Kurs Rupiah Indonesia Menguat ke Kisaran 16.800, Dolar Tertekan karena Meningkatnya Tensi AS-Tiongkok

avatar
· 阅读量 19
  • Kurs Rupiah menguat ke kisaran 16.800-an karena melemahnya Dolar AS akibat tensi perang dagang AS-Tiongkok dan data inflasi yang lebih rendah dari prakiraan.
  • Imbal hasil obligasi Indonesia turun signifikan, terutama pada tenor 5 dan 10 tahun, dengan investor domestik aktif memborong surat utang.
  • Pasar menantikan data Indeks Harga Produsen (IHP) dan Sentimen Konsumen AS yang akan dirilis malam ini, sebagai petunjuk arah selanjutnya.

Nilai tukar Rupiah Indonesia (IDR) terhadap Dolar AS (USD) berada di kisaran 16.800-an di awal perdagangan sesi Eropa. Sejauh ini pasangan mata uang USD/IDR telah mencatatkan pelemahan sebesar 32 poin atau 0,19% dalam perdagangan harian.
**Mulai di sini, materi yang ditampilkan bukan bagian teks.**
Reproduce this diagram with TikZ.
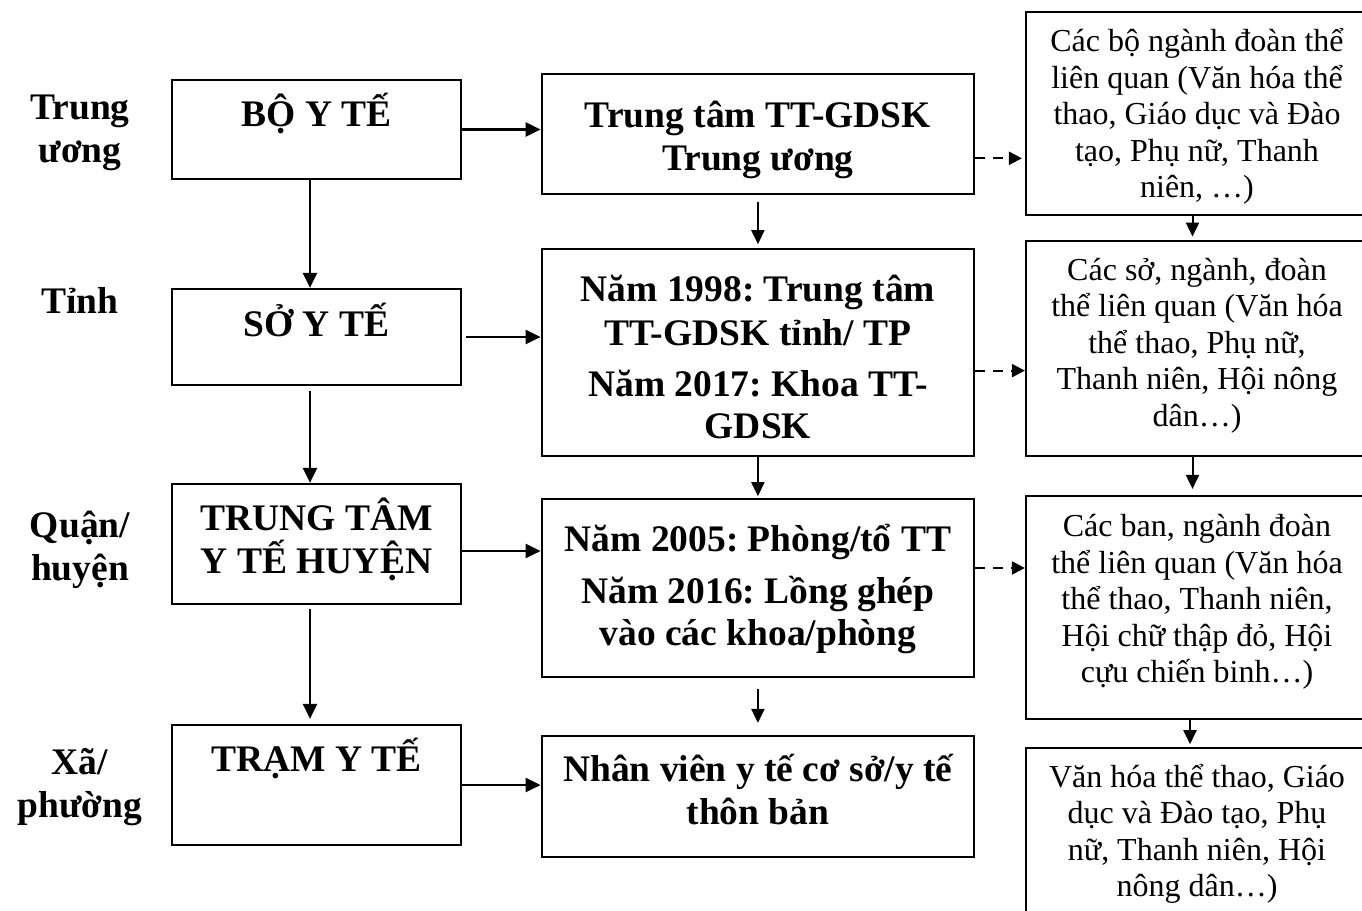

Sementara itu Indeks Dolar AS (DXY), yang melacak performa Dolar AS (USD) terhadap enam mata uang utama, melanjutkan penurunannya selama dua sesi berturut-turut, merosot di sekitar 99,86 pada saat berita ini ditulis.

Menurut para pakar Bank Danamon, perdagangan USD/IDR diprakirakan berlangsung di kisaran 16.750–16.850. Pasar obligasi Indonesia mencatat penguatan signifikan pada sesi kemarin, ditandai dengan turunnya yield obligasi bertenor 10 tahun ke level 7%. Penurunan yield paling tajam terjadi pada obligasi tenor 5 dan 10 tahun. Bahkan, yield 10 tahun sempat menyentuh angka 6,99% sebelum kembali naik, dipicu oleh aksi jual dari investor asing. Di sisi lain, investor domestik tampak aktif melakukan akumulasi, terutama pada obligasi berjangka pendek hingga menengah.

Pelemahan pasangan mata uang USD/IDR terseret oleh pelemahan USD karena memanasnya perang dagang antara AS-Tiongkok. Pada hari Kamis, Gedung Putih mengklarifikasi bahwa Tiongkok menghadapi tarif minimum sebesar 145% pada semua impor ke Amerika Serikat. 

Presiden Trump mengumumkan rencana kenaikan tarif terhadap Tiongkok hingga 125% setelah Beijing membalas tarif sebelumnya. Gedung Putih menjelaskan tarif ini di luar tarif 20% yang sudah dikenakan terkait peran Tiongkok dalam memasok fentanil ke AS. Ini menjadi lonjakan besar bagi Tiongkok, yang merupakan pemasok utama barang konsumsi dan sumber impor terbesar kedua Amerika.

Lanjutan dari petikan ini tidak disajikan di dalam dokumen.